Opinion: in a special Valentine’s column, Dezeen editor-in-chief Marcus Fairs explains why designers have dumped dowdy green design in favour of glamorous robots.
Tech has killed green. Until recently the design world was on a mission to save the planet; now it seems enthralled by gadgets. Adjectives like “sustainable” and “eco” have been usurped by upstarts such as “smart” and “hacked”. The cardboard furniture glut of recent years has disintegrated; recycling has gone to landfill.
It’s not long since design-school grad shows were dominated by the hand-made, the low-tech and the organic; now it’s all embedded sensors and connected devices. Design fairs have ditched the obligatory maker or two turning discarded pop bottles into chandeliers – or knitting seaweed into cushions – for 3D printers and robots. Collaborations with Vietnamese basket weavers are out; Raspberry Pi mashups are in. In Milan this year the young Dutch contingent will no doubt have stopped serving wholesome hyper-local snacks and will instead be touting lab meat and printed biscuits.
Green design felt right at the start of the economic crisis: it sought to replace over-indulgence with frugality, served with a side order of punishment for our wickedness. Penal minimalism was all the rage: spartan furniture made of ethically sourced timber that was so good for you, it hurt.
Natural was good, artificial was bad. Soon we’d all be growing our own organic food on our city balconies and installing complex plumbing to irrigate it with our bathwater. We’d be going off-grid, hooking up to domestic wind turbines and pondering the plausibility of upcycling under our solar-powered lamps.
It was a romantic vision, but a pessimistic one. It demanded we atone for resource scarcity by making do with less. It suggested we undo the damage caused by rampant consumerism by engaging in a paradoxical and ill-defined un-consumption. We would buy our products only once, and they would last us forever, whether we liked it or not.

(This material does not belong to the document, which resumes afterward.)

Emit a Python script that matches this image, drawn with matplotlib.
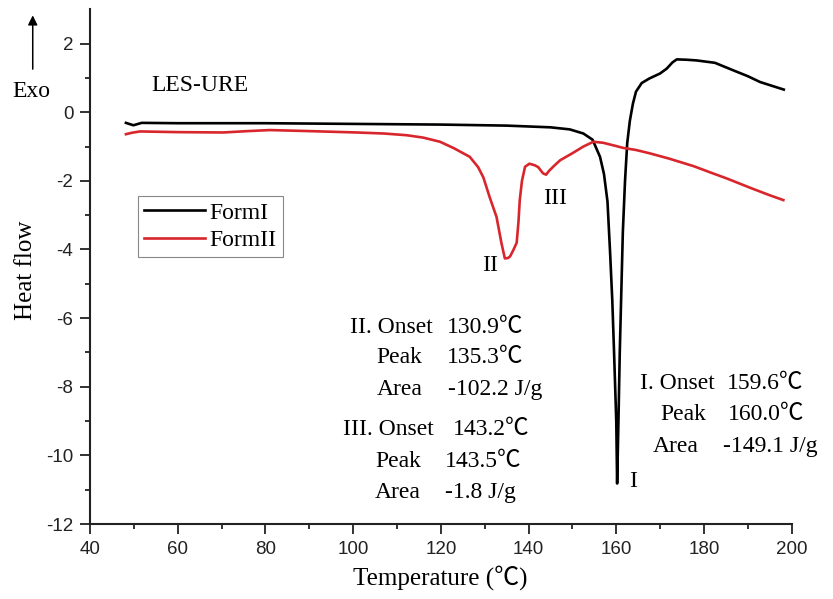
import matplotlib as mpl
import matplotlib.pyplot as plt

mpl.use('Agg')

# DSC curves of LES-URE
form1_temp = [48.2, 49.9, 51.8, 60, 80, 100, 120, 135, 145, 149.4, 152.5, 154.6, 156.3, 157.2, 158.0,
              158.6, 159.1, 159.5, 160.0, 160.2, 160.5, 160.8, 161.2, 161.5, 162.0, 162.5, 163.1, 163.8,
              164.5, 165.8, 167.5, 170.0, 171.5, 172.8, 173.8, 176.0, 178.3, 182.5, 186.7, 190.0, 192.8,
              195.5, 198.2]
form1_flow = [-0.31, -0.38, -0.31, -0.32, -0.32, -0.34, -0.36, -0.39, -0.44, -0.50, -0.62, -0.80, -1.3,
              -1.8, -2.6, -4.1, -5.5, -7.0, -9.0, -10.82, -9.0, -7.0, -5.0, -3.5, -2.0, -0.9, -0.25, 0.25,
              0.6, 0.85, 0.98, 1.13, 1.27, 1.45, 1.54, 1.53, 1.51, 1.44, 1.22, 1.05, 0.88, 0.77, 0.66]

form2_temp = [48.2, 49.5, 51.4, 60, 70.4, 76, 81, 90, 100.8, 107, 112.2, 116, 119.8, 123, 126.6, 128.5,
              129.7, 131.2, 132.7, 133.8, 134.6, 135.3, 135.8, 136.6, 137.3, 137.7, 138.0, 138.5, 139.2,
              140.2, 141.5, 142.2, 143.3, 144.0, 144.6, 145.6, 147.2, 150.2, 152.5, 154.8, 157, 159.5,
              161.6, 164.5, 167.7, 172, 177.6, 182, 185.2, 190.5, 195, 198.1]
form2_flow = [-0.64, -0.60, -0.56, -0.58, -0.59, -0.55, -0.52, -0.55, -0.59, -0.62, -0.67, -0.74, -0.86,
              -1.05, -1.30, -1.6, -1.9, -2.5, -3.05, -3.8, -4.26, -4.25, -4.2, -4.0, -3.8, -3.2, -2.56,
              -2.0, -1.59, -1.5, -1.55, -1.6, -1.78, -1.82, -1.72, -1.59, -1.40, -1.18, -1.0, -0.86,
              -0.89, -0.97, -1.04, -1.1, -1.2, -1.35, -1.57, -1.78, -1.93, -2.2, -2.42, -2.56]

x_ticks = [40, 60, 80, 100, 120, 140, 160, 180, 200]
y_ticks = [2, 0, -2, -4, -6, -8, -10, -12]

peak_labels = ['I', 'II', 'III']
peak_pos = [(163.8, -10.77), (131.2, -4.46), (146.0, -2.52)]

# (label, value, label x, value x, baseline y)
info_rows = [
    ('II. Onset', '130.9℃', 99.3, 121.5, -6.43),
    ('Peak', '135.3℃', 105.4, 121.3, -7.32),
    ('Area', '-102.2 J/g', 105.4, 121.7, -8.24),
    ('III. Onset', '143.2℃', 97.6, 122.8, -9.41),
    ('Peak', '143.5℃', 105.0, 120.9, -10.33),
    ('Area', '-1.8 J/g', 105.0, 120.9, -11.25),
    ('I. Onset', '159.6℃', 165.4, 185.3, -8.08),
    ('Peak', '160.0℃', 170.0, 185.5, -8.97),
    ('Area', '-149.1 J/g', 168.4, 184.4, -9.90),
]

SERIF = ['Liberation Serif', 'Noto Sans CJK SC', 'DejaVu Sans']
RED = '#d8262c'


def plot_dsc():
    plt.rcParams['font.family'] = ['Liberation Sans', 'DejaVu Sans']
    plt.rcParams['axes.unicode_minus'] = False
    fig = plt.figure(figsize=(8.33, 5.99), dpi=100)
    ax = fig.add_axes([0.108, 0.1252, 0.8424, 0.8593])

    ax.plot(form1_temp, form1_flow, color='black', lw=1.9, label='FormI')
    ax.plot(form2_temp, form2_flow, color=RED, lw=1.9, label='FormII')

    ax.set_xlim(40, 200)
    ax.set_ylim(-12, 3)
    ax.set_xticks(x_ticks)
    ax.set_yticks(y_ticks)
    ax.set_xticks([50, 70, 90, 110, 130, 150, 170, 190], minor=True)
    ax.set_yticks([1, -1, -3, -5, -7, -9, -11], minor=True)
    ax.spines['top'].set_visible(False)
    ax.spines['right'].set_visible(False)
    for s in ('left', 'bottom'):
        ax.spines[s].set_linewidth(1.5)
        ax.spines[s].set_color('#222222')
    ax.tick_params(which='major', length=7, width=1.3, labelsize=13.5, pad=5, colors='#222222')
    ax.tick_params(which='minor', length=3.6, width=1.3, colors='#222222')

    ax.set_xlabel('Temperature (℃)', family=SERIF, fontsize=18, va='center')
    ax.xaxis.set_label_coords(0.499, -0.105)
    ax.set_ylabel('Heat flow', family=SERIF, fontsize=18, va='center')
    ax.yaxis.set_label_coords(-0.091, 0.4935)

    leg = ax.legend(loc='upper left', bbox_to_anchor=(0.068, 0.637), borderaxespad=0,
                    prop={'family': SERIF, 'size': 17}, fancybox=False, framealpha=1,
                    edgecolor='#888888', handlelength=2.6, handletextpad=0.2,
                    borderpad=0.25, labelspacing=0.25)
    leg.get_frame().set_linewidth(0.8)

    ax.text(54.1, 0.62, 'LES-URE', family=SERIF, fontsize=17, va='baseline')
    fig.text(0.0152, 0.8376, 'Exo', family=SERIF, fontsize=17, va='baseline')
    fig.add_artist(mpl.patches.FancyArrowPatch((0.0393, 0.880), (0.0393, 0.979),
                                               transform=fig.transFigure, arrowstyle='-|>',
                                               mutation_scale=14, lw=1.1, color='black'))

    for lab, (px, py) in zip(peak_labels, peak_pos):
        ax.text(px, py, lab, family=SERIF, fontsize=17, ha='center', va='center')

    for name, val, xn, xv, yb in info_rows:
        ax.text(xn, yb, name, family=SERIF, fontsize=17, va='baseline')
        ax.text(xv, yb, val, family=SERIF, fontsize=17, va='baseline')

    fig.savefig('out.png', dpi=100)


def main():
    plot_dsc()


main()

But sustainability turned out to be unsustainable. We just didn’t have the time; we couldn’t afford to be green. We thought the products looked ugly. We didn’t enjoy the preachiness or the guilt.
But most of all we got seduced by tech. iPads! Plasma TVs! Replicator 2s! Drones! Anything, as long as we can plug it in or put batteries in it. Anything, as long as it has a touchscreen or makes a reassuring beeping sound.
Even green design blogs such as Inhabitat and Treehugger have experienced technophiliac mission creep and now cover smartphone-powered satellites and 3D-printing on the moon as well as passive ventilation.
Design movements come in regular waves, of course. In my fifteen years as a design journalist I’ve witnessed the tail end of the Dutch conceptual boom around the millennium; the return of decoration in the early noughties, spearheaded by Marcel Wanders and Tord Boontje; and the design-art bubble of the mid-noughties. These are just a few of the fads that have swept through design.
But green design felt different as it sought to both comment on, and provide solutions to, a more profound set of questions than designers usually address. It felt too important to be a passing phase.
In truth, green didn’t completely die. Some aspects of it became so ubiquitous that they vanished from view. Many products today use less packaging, less embodied energy and fewer nasty chemicals than they did a decade ago. They just don’t shout about it so much. Green became normal.
But green’s message did not adapt and it ran out of steam. It fell foul of the law of diminishing returns: it’s easy to make the first cut in your carbon footprint, but every subsequent one gets more difficult. And because the back-to-nature, made-do-and-mend doctrine supped from a limited gene pool of visual stimulus, it became an aesthetic trap. Once you’ve hewn furniture from raw timber, there’s not much further you can go.
Technology however is intrinsically optimistic: each new development, each new device brings the promise of a new future. Each new way of arranging atoms or bits opens the door to a new solution cloaked in a new form. And since these elements are infinitely configurable, technological development is more sustainable than sustainability, since it will never run out of ideas.
It’s harsh to break the news on Valentine’s Day but here it is: sorry green design, it’s over. It wasn’t really going anywhere. And we’ve fallen in love with a robot.